NOTE: If my life was a movie these days, it would be "Cast Away," meets "Driving Miss Daisy" meets any one of the "SAW" movies with a tiny bit of "Jury Duty" thrown in. (I am living in a resort near the beach and can order in any thing I want.) My dad is doing okay but it looks like I will be here through June.
As I have indicated before, computer service is sporadic and unreliable, but I remain committed to judging each of these contests.
FIRST PLACE"Boy-howdy!! I just took a sheet in my pants" --Lott of Paper (JUDGE'S COMMENT: Not sure what "boy-howdy" brings to the party, but this works as both a dumb pun and a metaphor for the contest. I hope who ever wrote this goes back now, a few weeks later, to see it is the winner. I imagine the author will be surprised and delighted.)
SECOND PLACEIn back of pants I haf shit of paper, in front of pants I haf piss of paper. --JohnnyB (JUDGE'S COMMENT: This cap is just a sad, cheap shot at people who lack the linguistic finesse of Johnny and his ilk. That it also happen to be funny is incidental. You get the sense Johnny is a middle-age white male from the suburbs you thinks everyone should talk like him and think like him.)
THIRD PLACE"Come on in! It's 2006, and the CDO* is fine!" * A CDO, or collateralized debt obligation, is a pool of bonds, mortgates, and other assets.--smuck (JUDGE'S COMMENT: CDO* also stands for the California Department of Asterisks-- a government body aimed at curbing the gratuitous use of the Asterisk. [Rumors swirl that Barry Bonds spearheaded the effort.] Remember, any cap that needs to be explained is usually, you know, kind of sucky. Once again smuck can't hit that high note.)
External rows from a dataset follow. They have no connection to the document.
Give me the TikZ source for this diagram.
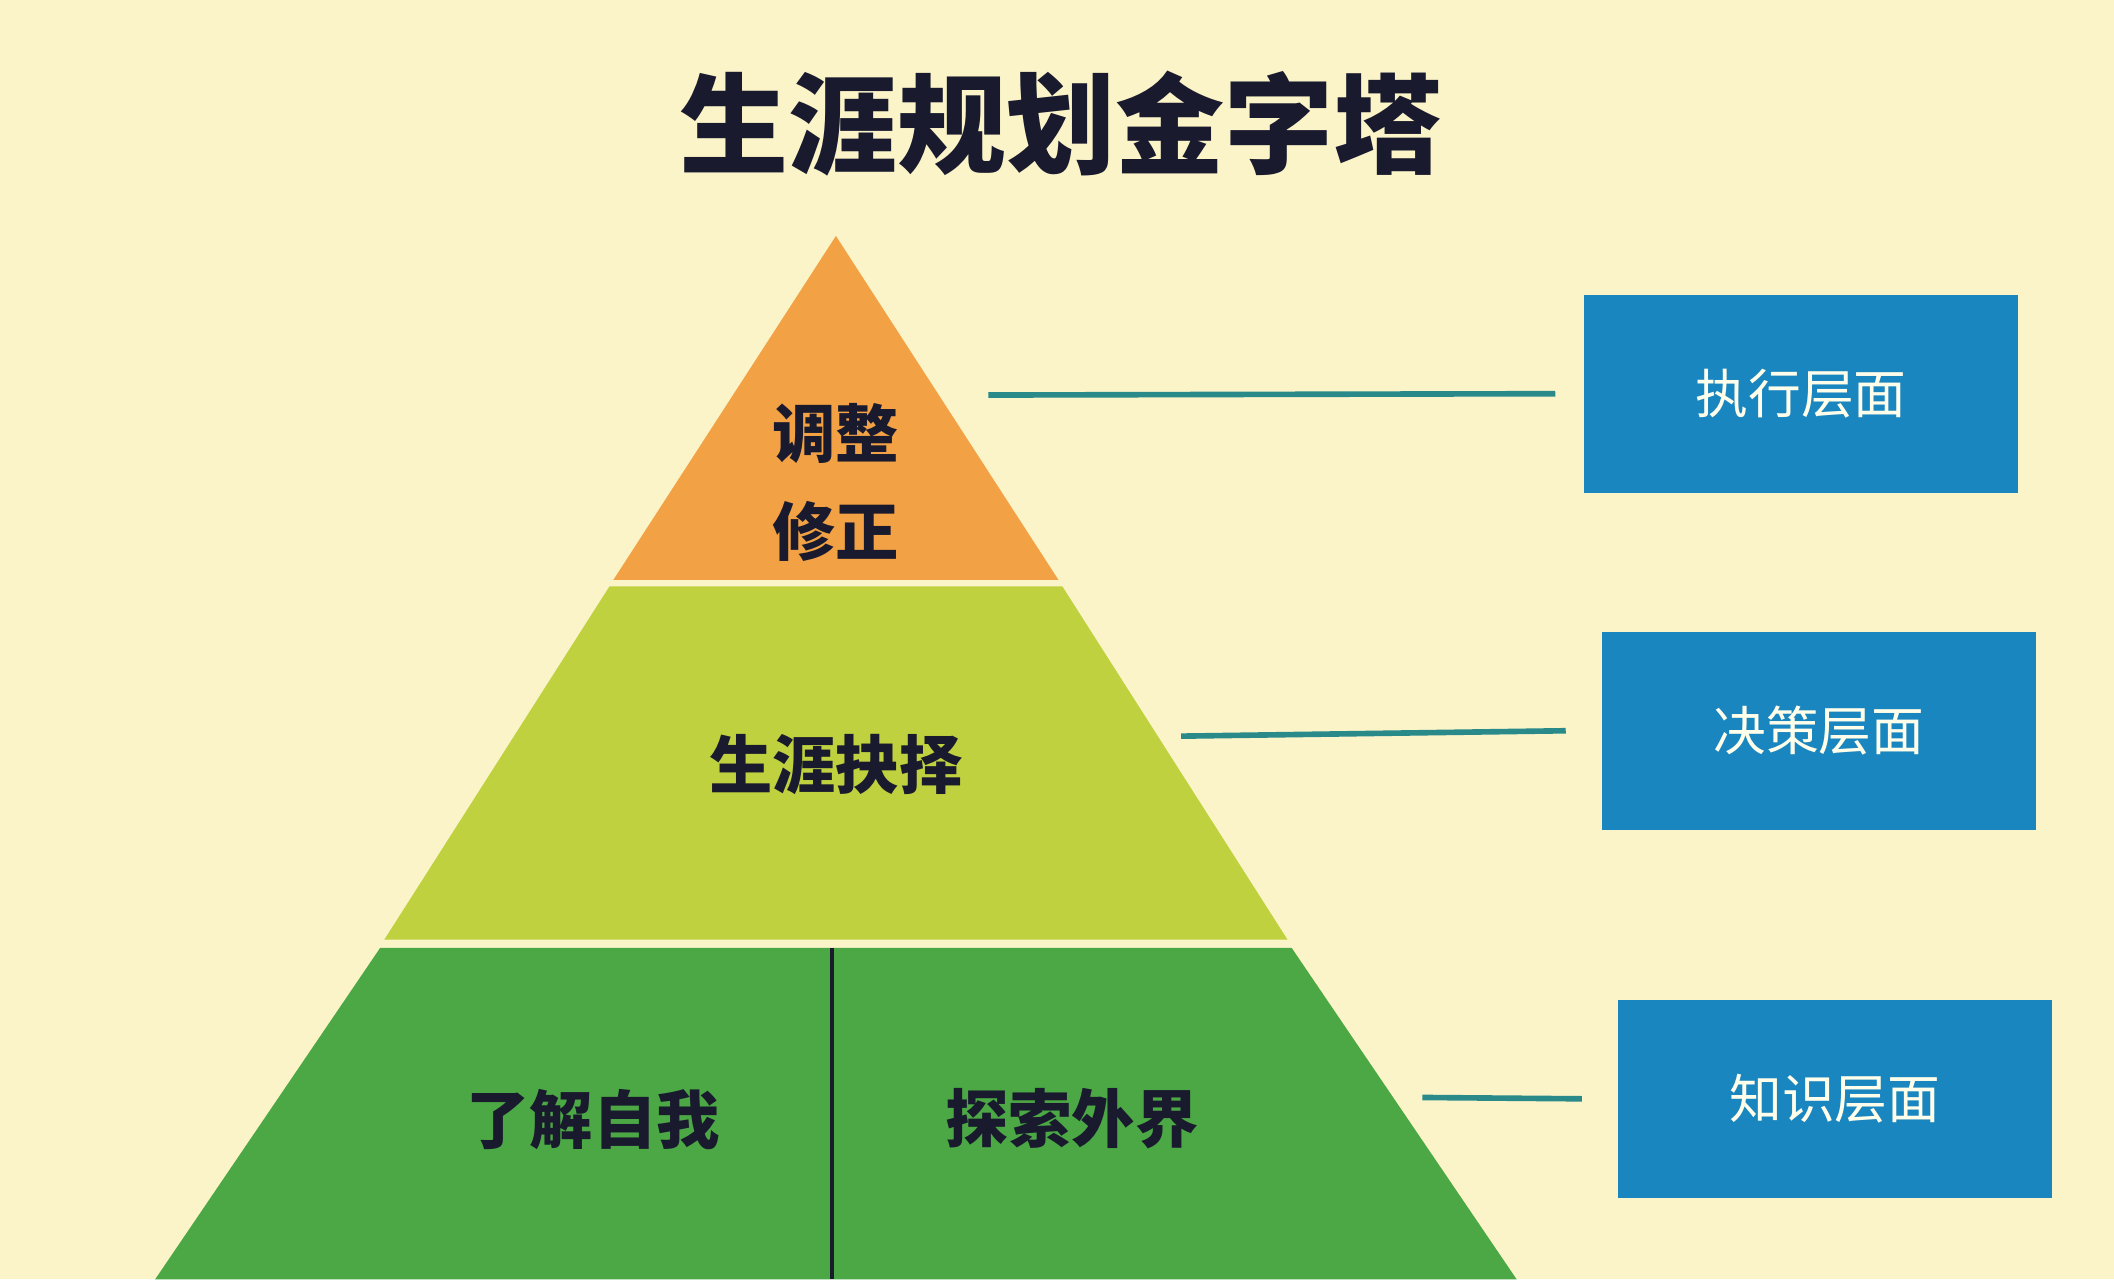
\documentclass[tikz,border=0pt]{standalone}
\usepackage{fontspec}
\newfontfamily\cjk{Noto Sans CJK SC}
\usetikzlibrary{positioning}
\definecolor{bgcol}{HTML}{FBF4C9}
\definecolor{topcol}{HTML}{F2A244}
\definecolor{midcol}{HTML}{BFD13E}
\definecolor{lowcol}{HTML}{4BA845}
\definecolor{boxcol}{HTML}{1A86C0}
\definecolor{linkcol}{HTML}{2A8A8A}
\definecolor{inkcol}{HTML}{1A1A2E}

\begin{document}
\begin{tikzpicture}[x=0.01348cm, y=-0.01348cm]
	\tikzstyle{level}=[font=\cjk\bfseries\fontsize{18}{26}\selectfont, text=inkcol, align=center]
	\tikzstyle{tag}=[fill=boxcol, text=white!92!yellow, minimum width=4.34cm, minimum height=1.98cm, font=\cjk\fontsize{15}{18}\selectfont]
	\tikzstyle{link}=[linkcol, line width=1.6pt]
	\fill[bgcol] (0,0) rectangle (1568,949);
	\useasboundingbox (0,0) rectangle (1568,949);
	% pyramid layers
	\fill[topcol] (620,175) -- (785,430) -- (455,430) -- cycle;
	\fill[midcol] (452,435) -- (788,435) -- (955,697) -- (285,697) -- cycle;
	\fill[lowcol] (282,703) -- (958,703) -- (1125,949) -- (115,949) -- cycle;
	\draw[inkcol, line width=1.2pt] (617,703) -- (617,949);
	\node[font=\cjk\bfseries\fontsize{31}{36}\selectfont, text=inkcol] (title) at (787,92) {生涯规划金字塔};
	\node[level] (adjust) at (620,358) {调整\\[2pt]修正};
	\node[level] (choice) at (620,567) {生涯抉择};
	\node[level] (self)   at (440,830) {了解自我};
	\node[level] (world)  at (795,830) {探索外界};
	\node[tag] (exec) at (1336,292) {执行层面};
	\node[tag] (decide) at (1349,542) {决策层面};
	\node[tag] (know) at (1361,815) {知识层面};
	\coordinate (p1) at (733,293);
	\coordinate (p2) at (876,546);
	\coordinate (p3) at (1055,814);
	\draw[link] (p1) -- ([xshift=-8]exec.west);
	\draw[link] (p2) -- ([xshift=-10]decide.west);
	\draw[link] (p3) -- ([xshift=-10]know.west);
\end{tikzpicture}
\end{document}
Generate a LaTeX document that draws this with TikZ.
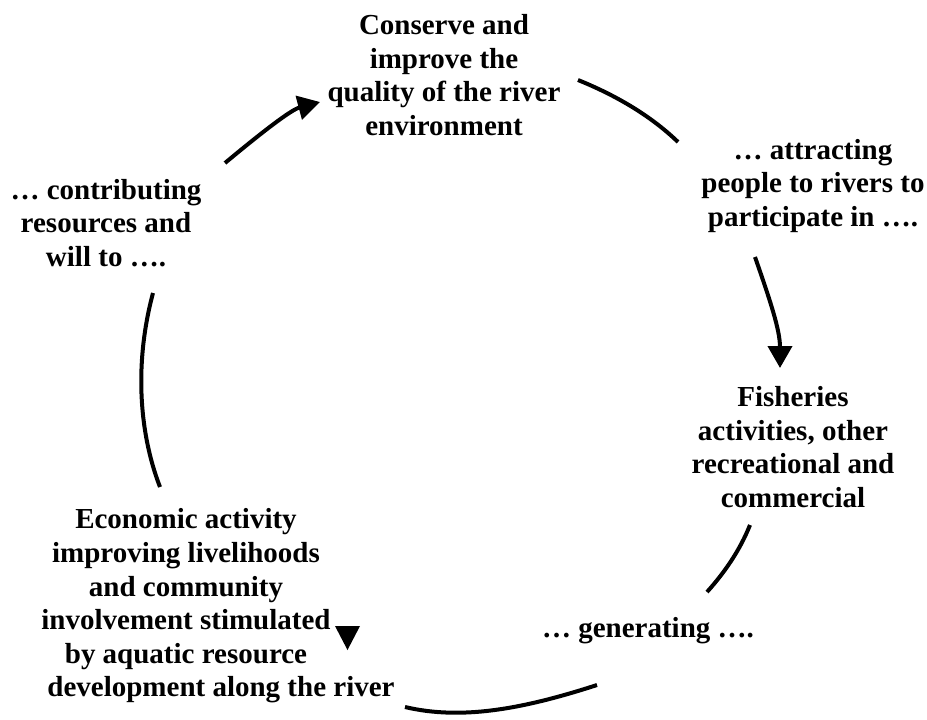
\documentclass[tikz,border=0pt]{standalone}
\usepackage{fontspec}
\setmainfont{Liberation Serif}
\usepackage{tikz}
\usetikzlibrary{arrows.meta, positioning, calc}
\usepackage{xcolor}
\definecolor{ink}{HTML}{000000}
\tikzset{
  phase/.style={align=center, inner sep=0pt, text=ink,
                font=\fontsize{14.5}{16.8}\selectfont\bfseries},
  arrow/.style={-{Triangle[length=11pt, width=12pt]}, line width=2pt, draw=ink},
  link/.style={line width=2pt, draw=ink},
}

\begin{document}
\begin{tikzpicture}[x=0.5pt, y=-0.5pt]
  \useasboundingbox (0,0) rectangle (927,719);

  \node[phase] (cons)    at (444,75)  {Conserve and\\improve the\\quality of the river\\environment};
  \node[phase] (attract) at (813,186) {\dots\ attracting\\people to rivers to\\participate in \dots.};
  \node[phase] (fish)    at (793,447) {Fisheries\\activities, other\\recreational and\\commercial};
  \node[phase] (gen)     at (648,631) {\dots\ generating \dots.};
  \node[phase] (econ)    at (186,606) {Economic activity\\improving livelihoods\\and community\\involvement stimulated\\by aquatic resource\\\hspace*{35pt}development along the river};
  \node[phase] (contrib) at (106,223) {\dots\ contributing\\resources and\\will to \dots.};

  % free ends of the cycle connectors
  \coordinate (c1s) at (225,163);  \coordinate (c1e) at (320,102);
  \coordinate (c2s) at (578,80);   \coordinate (c2e) at (678,142);
  \coordinate (c3s) at (755,257);  \coordinate (c3e) at (780,368);
  \coordinate (c4s) at (750,525);  \coordinate (c4e) at (707,592);
  \coordinate (c5s) at (597,685);  \coordinate (c5e) at (405,707);
  \coordinate (c6s) at (160,487);  \coordinate (c6e) at (153,293);

  \draw[arrow] (c1s) .. controls (255,138) and (290,110) .. (c1e);
  \draw[link]  (c2s) .. controls (615,95) and (650,115) .. (c2e);
  \draw[arrow] (c3s) .. controls (770,300) and (780,330) .. (c3e);
  \draw[link]  (c4s) .. controls (740,550) and (725,572) .. (c4e);
  \draw[link]  (c5s) .. controls (520,710) and (460,720) .. (c5e);
  \draw[link]  (c6s) .. controls (138,430) and (135,360) .. (c6e);

  \fill[ink] (335,626) -- (360,626) -- (347.5,650) -- cycle;

\end{tikzpicture}
\end{document}
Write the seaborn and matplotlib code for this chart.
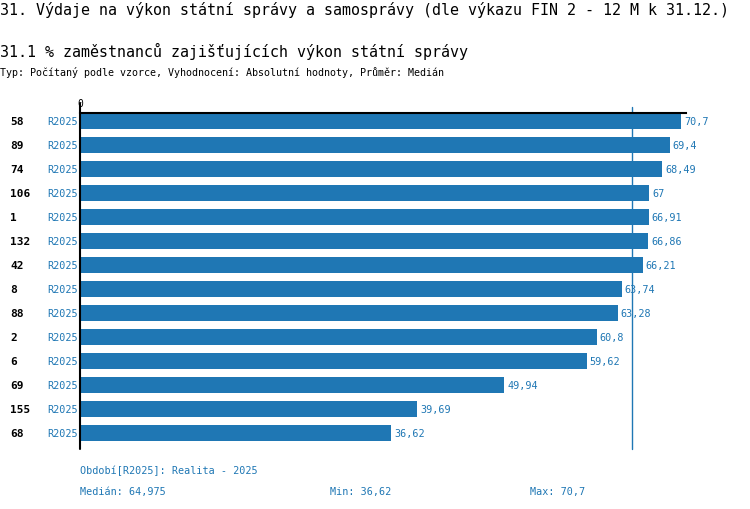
import matplotlib
matplotlib.use("Agg")
import matplotlib.pyplot as plt
import matplotlib.transforms as mtrans
import seaborn as sns
import pandas as pd

ids = ["58", "89", "74", "106", "1", "132", "42", "8", "88", "2", "6", "69", "155", "68"]
values = [70.7, 69.4, 68.49, 67, 66.91, 66.86, 66.21, 63.74, 63.28, 60.8, 59.62, 49.94, 39.69, 36.62]
period = "R2025"
median_val = 64.975
min_val = 36.62
max_val = 70.7

title = "31. Výdaje na výkon státní správy a samosprávy (dle výkazu FIN 2 - 12 M k 31.12.)"
subtitle = "31.1 % zaměstnanců zajišťujících výkon státní správy"
info = "Typ: Počítaný podle vzorce, Vyhodnocení: Absolutní hodnoty, Průměr: Medián"
footer1 = "Období[R2025]: Realita - 2025"

sns.set_theme(style="white")
plt.rcParams['font.family'] = ['DejaVu Sans Mono', 'DejaVu Sans']

blue = "#1f77b4"
W, H = 750, 510
fig = plt.figure(figsize=(7.5, 5.1), dpi=100)
ax = fig.add_axes([80 / W, 60 / H, 606 / W, 336 / H])

df = pd.DataFrame({"id": ids, "value": values})
sns.barplot(data=df, x="value", y="id", orient="h", color=blue, saturation=1,
            width=0.67, ax=ax, order=ids, linewidth=0, edgecolor=blue)

ax.set_xlim(0, 71.3)
ax.set_ylim(len(ids) - 1 + 0.667, -0.333)
ax.set_xticks([])
ax.set_yticks([])
ax.set_xlabel("")
ax.set_ylabel("")
for s in ["bottom", "right", "left"]:
    ax.spines[s].set_visible(False)
ax.spines["top"].set_color("black")
ax.spines["top"].set_linewidth(1.5)

ax.axvline(0, ymin=0, ymax=1.03, color="black", lw=1.5, clip_on=False)
ax.axvline(median_val, ymin=0, ymax=1.018, color=blue, lw=1, clip_on=False)
ax.text(0, 1.015, "0", transform=ax.get_xaxis_transform(), ha="center", va="bottom",
        fontsize=7, color="black")

tr = mtrans.blended_transform_factory(fig.transFigure, ax.transData)
for i, (k, v) in enumerate(zip(ids, values)):
    ax.text(10 / W, i, k, transform=tr, ha="left", va="center", fontsize=8,
            fontweight="bold", color="black")
    ax.text(78 / W, i, period, transform=tr, ha="right", va="center", fontsize=7.3,
            color=blue)
    lab = ("%g" % v).replace(".", ",")
    ax.text(v + 0.35, i, lab, ha="left", va="center", fontsize=7.3, color=blue)

fig.text(0, 1 - 10 / H, title, ha="left", va="center", fontsize=10.8, color="black")
fig.text(0, 1 - 51 / H, subtitle, ha="left", va="center", fontsize=10.8, color="black")
fig.text(0, 1 - 73 / H, info, ha="left", va="center", fontsize=7.2, color="black")

fig.text(80 / W, 1 - 471 / H, footer1, ha="left", va="center", fontsize=7.3, color=blue)
fig.text(80 / W, 1 - 492 / H, "Medián: " + ("%g" % median_val).replace(".", ","),
         ha="left", va="center", fontsize=7.3, color=blue)
fig.text(330 / W, 1 - 492 / H, "Min: " + ("%g" % min_val).replace(".", ","),
         ha="left", va="center", fontsize=7.3, color=blue)
fig.text(530 / W, 1 - 492 / H, "Max: " + ("%g" % max_val).replace(".", ","),
         ha="left", va="center", fontsize=7.3, color=blue)

fig.savefig("out.png", dpi=100)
HONORABLE MENTIONSClose the door, you're letting out my draft.--Jim Cavanaugh (JUDGE'S COMMENT: . Reminds be of a joke I heard when I was like five: Q: What did the mayonnaise say when someone opened the refrigerator? A: Close the door! I'm dressing!" Jim once again goes for low hanging fruit.)
"Papercutty, you crazy bastard. Ow are you?"-- Cap'n Fantastic (JUDGE'S COMMENT: Crappy but not many classics were entered in this contest, also the "ow" part gives it some juice--lemon juice if you like.)
"No Mr. Dye, I expect you to bond these pages into a really super book." --GoFigur (JUDGE'S COMMENT: Implausible and illogical but a nice like double -reverse on the Mr. Bond franchise. "A" for effort.)
“Well, look who’s come to ‘worship at an altar of a stagnant pool’ . . . what’s that in your hand, cowboy, a ‘License to Kill’?”---Bobby Z (JUDGE'S COMMENT: When he sees his reflection he is fulfilled, of course. This cap has deep meaning --and yes, I assume I am the only one who gets it.)
al-in-la's been missing for two weeks. Osama bin Laden's dead. Coincidence?--Anonymouse (JUDGE'S COMMENT: I am not missing. I am in the guest room of a condo in Florida. My father, bless his heart, would not be any body's choice for a search and rescue team these days, but he has no trouble finding me.)"Welcome back, al in la. No, I did not judge the contest in your absence, but I did take the liberty of sorting through this wave of anti-capper well-wishes." --Utellme (JUDGE'S COMMENT: Thanks but I am not "back" just yet. Mrs al in la can tell you that. )
I never fell for the "ailing father in Florida" crap for one minute. Al's a member of Seal Team Six...the triggerman no doubt. We all know how deadly he can be (JUDGE'S COMMENT: Osama Bin Laden never had the guts to enter an Anti-Cap Contest--at least not under his own name. If he had, I would have devastated him with a stinging comment about how lame his entry was. Lets see a Seal do that [and not a circus seal--the other kind, I mean.] But this cap does confer a level of respect that is not hard to justify.)
God bless America......and al.--Puterschein (JUDGE'S COMMENT: Okay. Fair enough.)
"Hey, Al, hows about an update on your FL adventures? Trunks are in the men's room down the hall." --Anonymous (JUDGE'S COMMENT: Some days I get up early, make breakfast, do laundry, wash dishes, clean, drive to one or more doctors, then the pharmacy (or Wal-Mart or the supermarket), drive back to the pharmacy (or Wal-Mart or the supermarket) for the thing we forgot, make lunch, pick-up dinner, administer a myriad or Rx pills mindful that a mistake should be fatal, serve dinner, clean up after dinner, then watch TV with my dad who believes no channel should be viewed longer than 10 seconds...I call those week days. On weekends it is pretty much the same but there are no doctor's appointments, only occasional trips to the ER [two in the last month]. Did I mention I can get Chinese food any time I want and I'm a mile from the beach?)
It's filled with good wishes for alinfla and his dad.--Jim Cavanaugh (JUDGE'S COMMENT: Jim, you are a class act.)